Article 8 Supervision
En corollaire de la très grande souplesse et autonomie que la loi confère au SITG, il est prévu d'instituer un organe permanent de supervision chargé de veiller au respect du but de la loi et des obligations du comité directeur et d'alerter, au besoin, les partenaires.
Article 9 Procédure
Cet article institue un droit spécifique à obtenir une décision au sens de la loi sur la procédure administrative, c'est-à-dire notamment qui respecte le droit d'être entendu et comporte sa motivation et l'indication de la voie de recours au Tribunal administratif. Une telle décision ne peut être prise que par le Comité directeur. Auparavant, on se trouve en présence de déterminations pouvant être prises par n'importe quelle instance mise en place par la charte du SITG, qui ne confèrent des droits ou des obligations que par l'acceptation de ceux-ci par le destinataire. Ce système permet de combiner la souplesse informelle nécessaire avec la garantie du droit de recourir au Tribunal administratif pour toute entité qui s'estime touchée dans ses intérêts juridiquement protégés, en provoquant une décision formelle.

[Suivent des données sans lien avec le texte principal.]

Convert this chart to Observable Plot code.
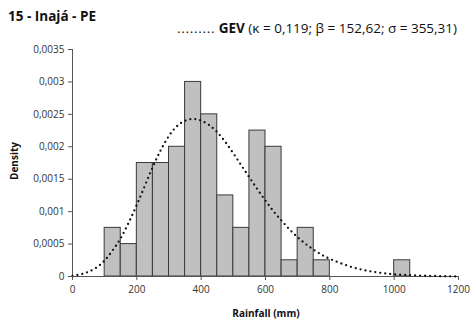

Article 10 Dispositions finales
Cet article prévoit qu'un organe externe (tel que la Commission externe d'évaluation des politiques publiques, par exemple) soit chargé d'un mandat d'évaluation trois années après l'entrée en vigueur de la loi. Il est à prévoir que celle-ci sera alors adaptée, par exemple pour compléter les dispositions financières si dans l'intervalle une comptabilité analytique a pu être généralisée parmi les partenaires.
5. Conclusion
Les modalités prévues par le présent projet de loi permettront de poursuivre le développement du SITG, de garantir le respect des droits individuels et d'assurer l'indispensable contrôle démocratique sur cette nouvelle structure de service public. Ce projet de loi permet aussi l'expérimentation de nouvelles pratiques et de nouveaux instruments susceptibles d'applications ultérieures à d'autres systèmes d'information qui ne manqueront pas de se mettre en place en vue de répondre aux besoins de la société.
Au bénéfice de ces explications, nous vous invitons, Mesdames et Messieurs les députés, à faire bon accueil à ce projet de loi.
Personne ne demande la parole en préconsultation.
Ce projet est renvoyé à la commission des finances.